The cover of Moscow News reported the day after the death of Usama Bin Laden how proud they were that President Obama informed The Russian leadership
(I would say President Medvedev, but let's get real...he probably called Putin) of the death of the terrorist before his speech to the American People. The article referenced the famous called made by the then-President Putin to President Bush to express condolonces on 9/11. While these chat lines between world leaders make for feel-good stories, and good line-fillers for poor graduate students writing about international relations and diplomacy, some associated themes including the Eagle and the Bear.
Included in the Moscow Times article and further discussed here
was some comparison between UBL's death and the deaths of key terrorist leaders associated with the Caucasus situation.

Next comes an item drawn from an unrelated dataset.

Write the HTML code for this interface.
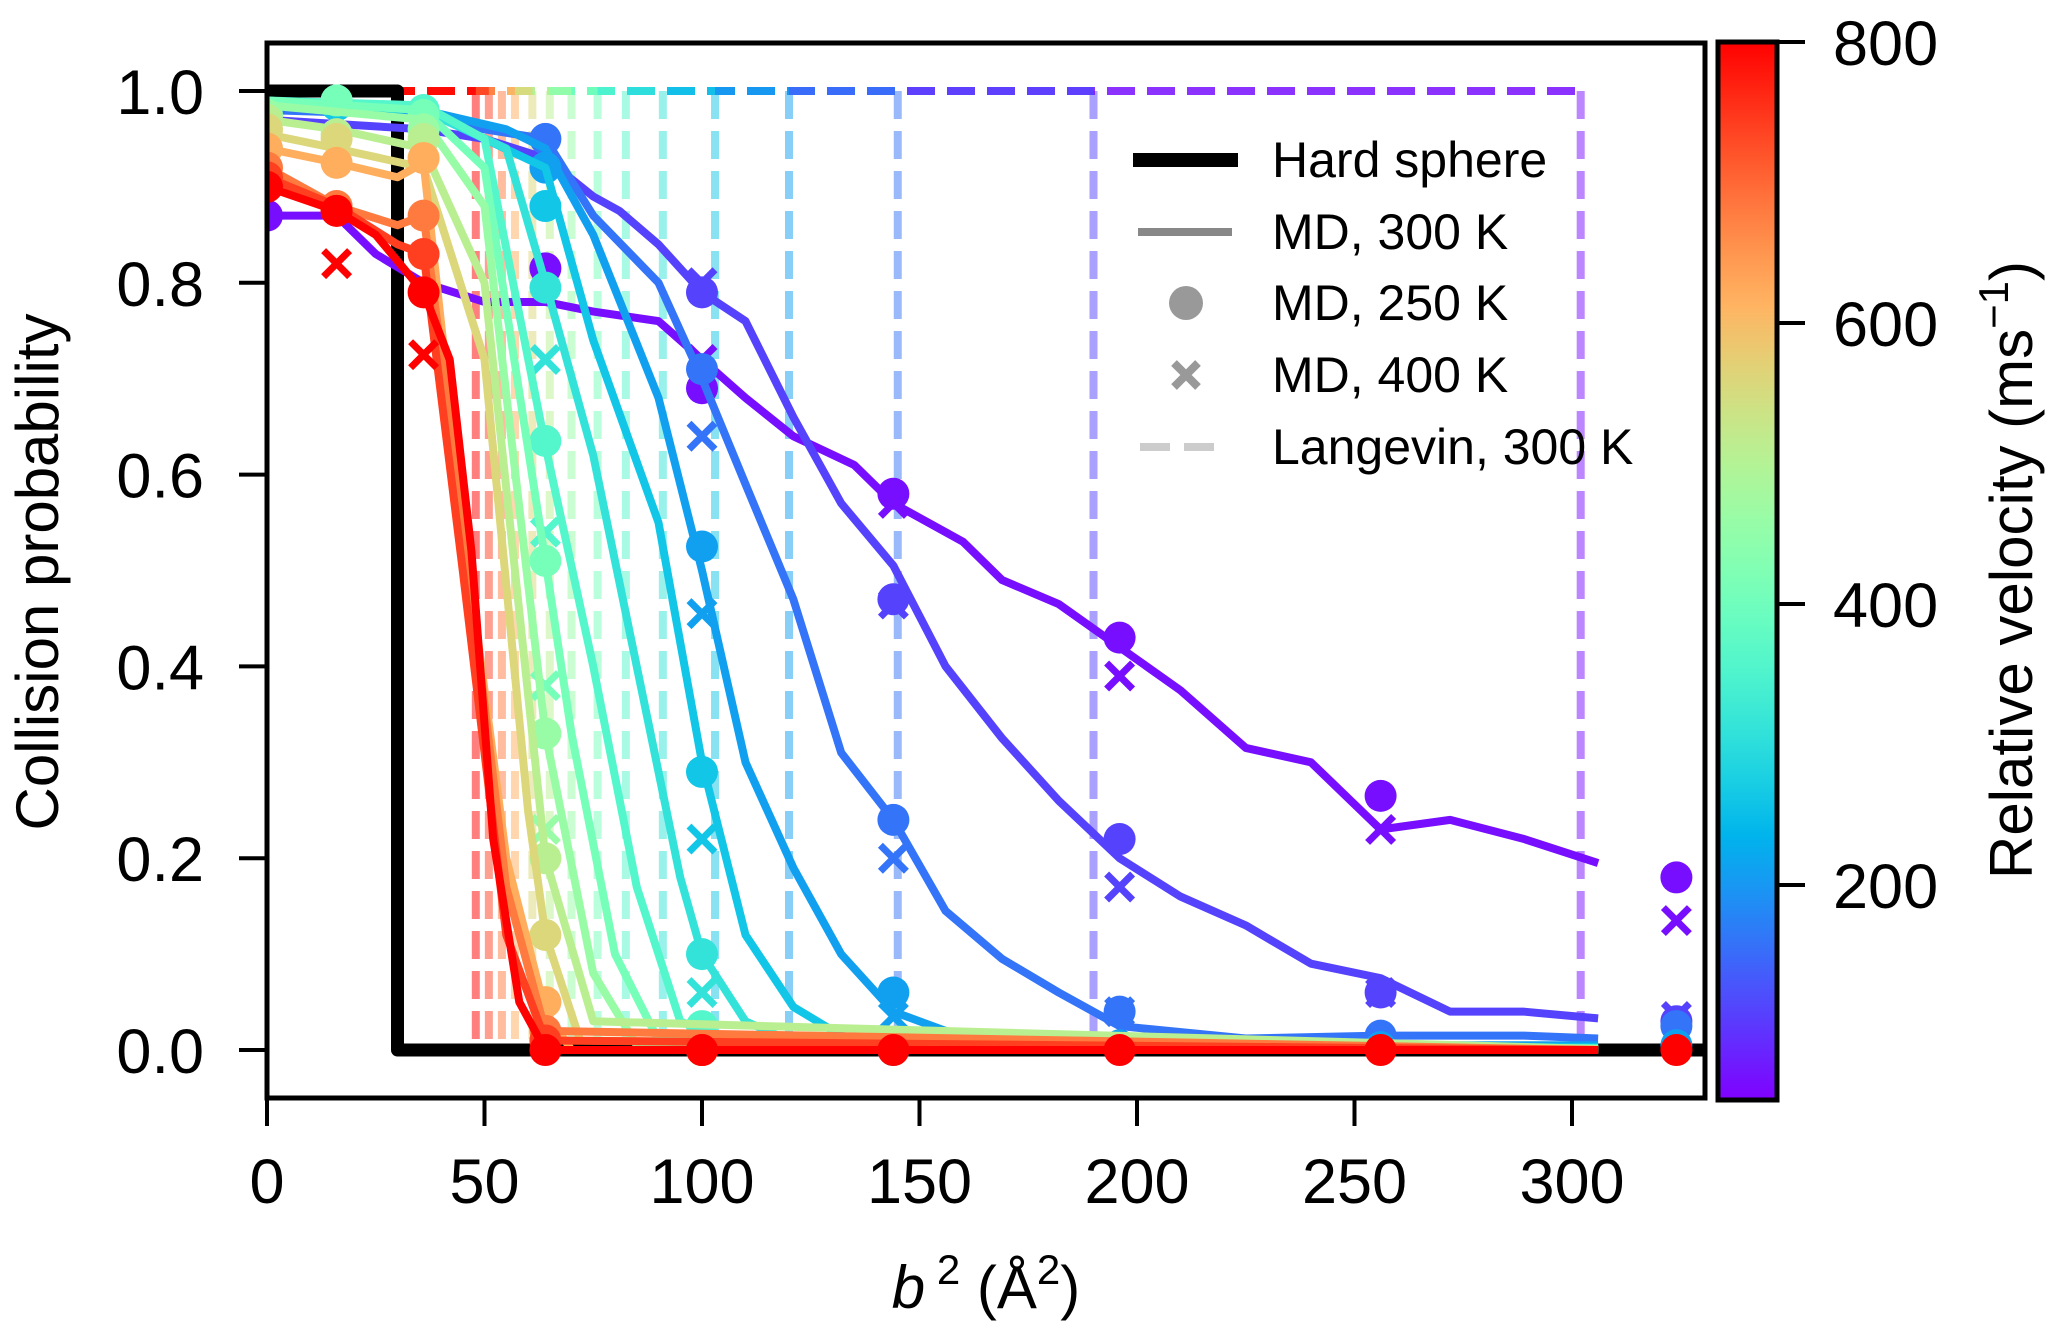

One was Shamil Basaev. Basaev made a name for himself after the First Chechen War seemed to be calming down. After the Chechen rebels lost the region's capital, Grozny, the resistence faded into the mountains with the Russian forces believing that the war was coming to an end. In 1996, however, Basaev led a band of rebels back into the city after collected signifant intelligence on Russian psitions and overwhelmed the Interior Ministry forces. This resulted in a stalemate, with Chechnya maintaining an autonomous status within the Russian borders. He also took credit for the deadly and heartbreaking Beslan School massacre
. The Russians hunted Basaev with similar zeal as the US did UBL, finally killing him in Ingushetia
. The Russian's similarly targeted de facto President of Chechnya Dzhokar Dudayev
using SIGINT and capitalizing with a guided missile.
The Russians have made clear that they believe that, like these Chechen characters, that retribution and justice against UBL was well deserved and well served. They further caution that their problems in the Caucasus did not disspate after these individuals were killed. Though our EComCon colleague points out
, expertly, that this may provide an opportunity to use this as an excuse to get out of Afghanistan, our rhetoric should not affect how we focus on the strategic threat posed by Al Qaeda and similar terrorist organizations.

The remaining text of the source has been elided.